IANAL, but I believe the standard is no longer a reasonable person, but a reasonable police officer. That makes the burden much, much higher for plaintiffs.


#135

I think you’re right, but I think it makes it harder for the defense. A reasonable person might not know that you need a warrant to search a car’s trunk in a routine traffic stop, but a reasonable cop would.


#136

Thanks magnet for clarifying some of this for me.

Is the main obstacle the random people or the prosecutor?


#137

Don’t forget that Qualified Immunity didn’t exist until the courts invented it in 1982 by pulling it out of their asses.
Actual judicial activism, but it’s okay because it mostly affected black people.


#138

So: these cops got a warrant that vaguely allowed a search in David Eckert’s anus for drugs. Even though searches found nothing, the cops and doctors continued to escalate to steadily more invasive procedures into David Eckert’s body to find drugs. Yet, under the “good faith” exception, their reliance on the warrant might be valid if the warrant was valid. Moreover, as Prof. Kerr explains, the cops might be able to rely on the qualified immunity that government employees tend to enjoy when they do things like subject us to involuntary anal probing.


#139

A Few Good Men in real life going down in Guantanamo?

In rapid succession Tuesday, a Marine general refused to testify and refused to rescind an order releasing three civilian defense lawyers, a Navy defense attorney refused to file pleadings and a military judge scheduled a contempt hearing in the USS Cole death-penalty case.

All were firsts at the war court created after the Sept. 11 attacks to handle national security cases, as judge Air Force Col. Vance Spath sought to stabilize a collapsed defense team in the case against Abd al Rahim al Nashiri. The 52-year-old Saudi is accused of orchestrating al-Qaida’s Oct. 12, 2000 warship bombing that killed 17 U.S. sailors, and could be executed if convicted.

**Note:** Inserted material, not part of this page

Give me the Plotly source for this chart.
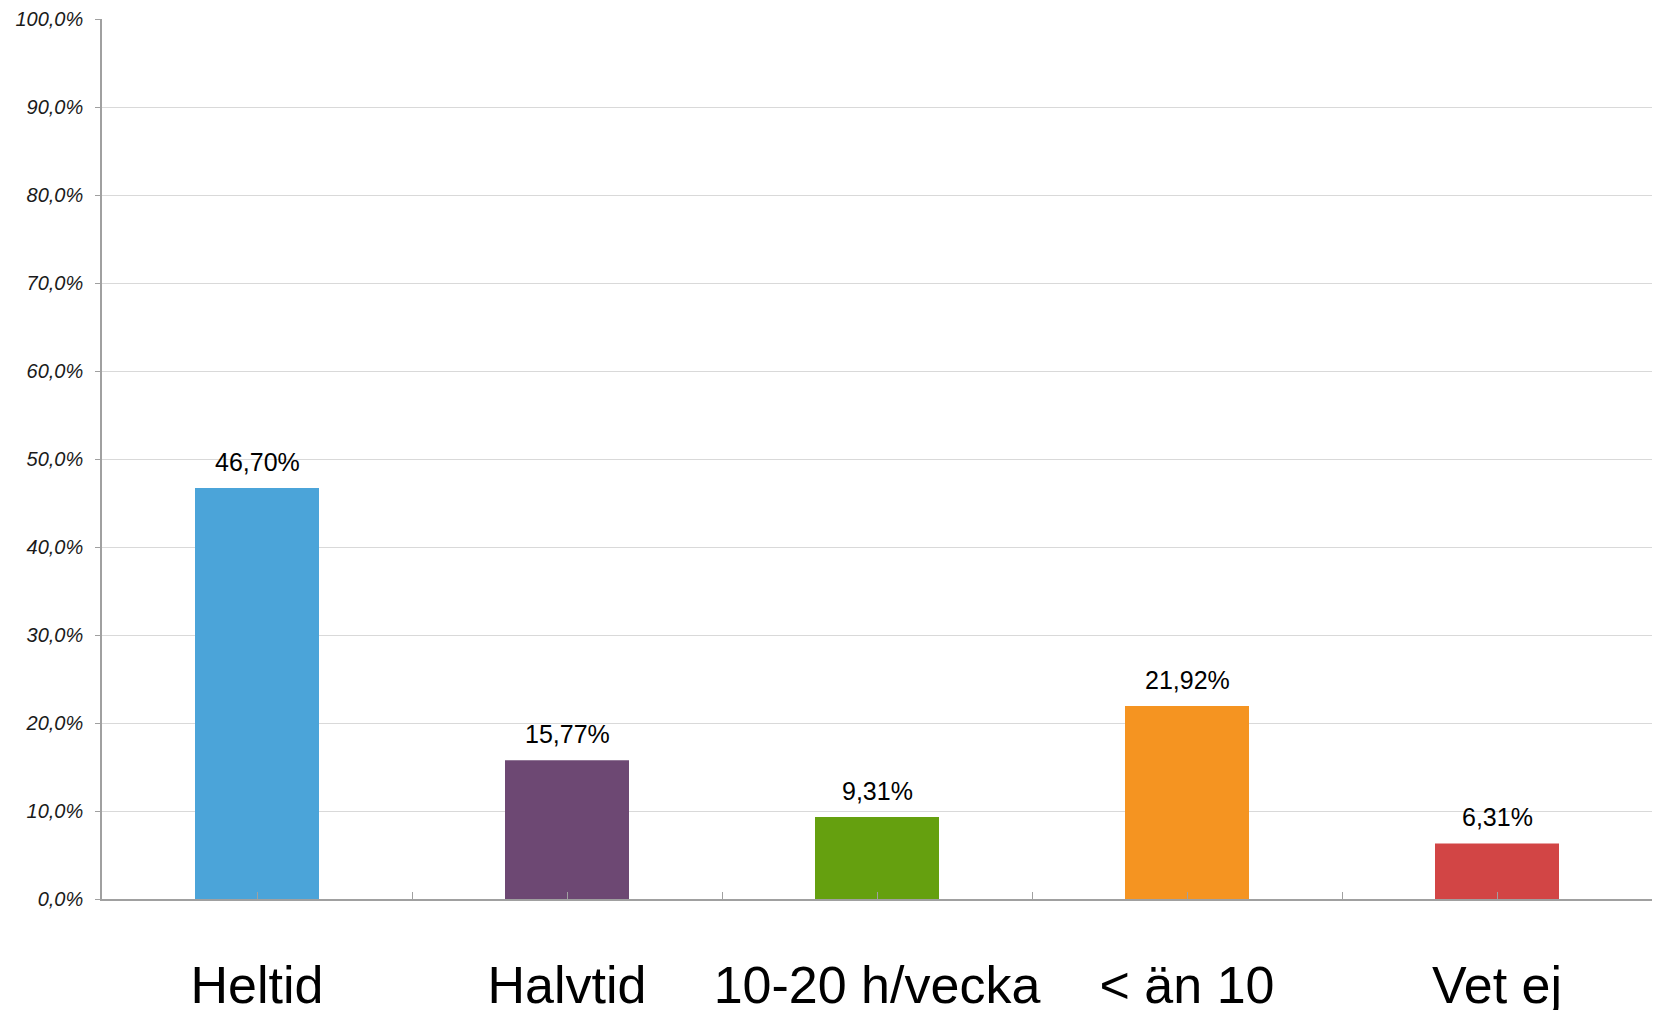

Miami Herald USS Cole case hearing trial guide

The issue of the moment was how to continue pretrial hearings in the absence of a criminal defense attorney with death-penalty experience. Although by law a capital case requires a so-called learned counsel, Spath concluded the case could go forward because one wasn’t available.


#141

The most recent More Perfect podcast, on RBG as a civil rights lawyer and how the Supreme Court came to develop its jurisprudence on gender discrimination, is really fascinating.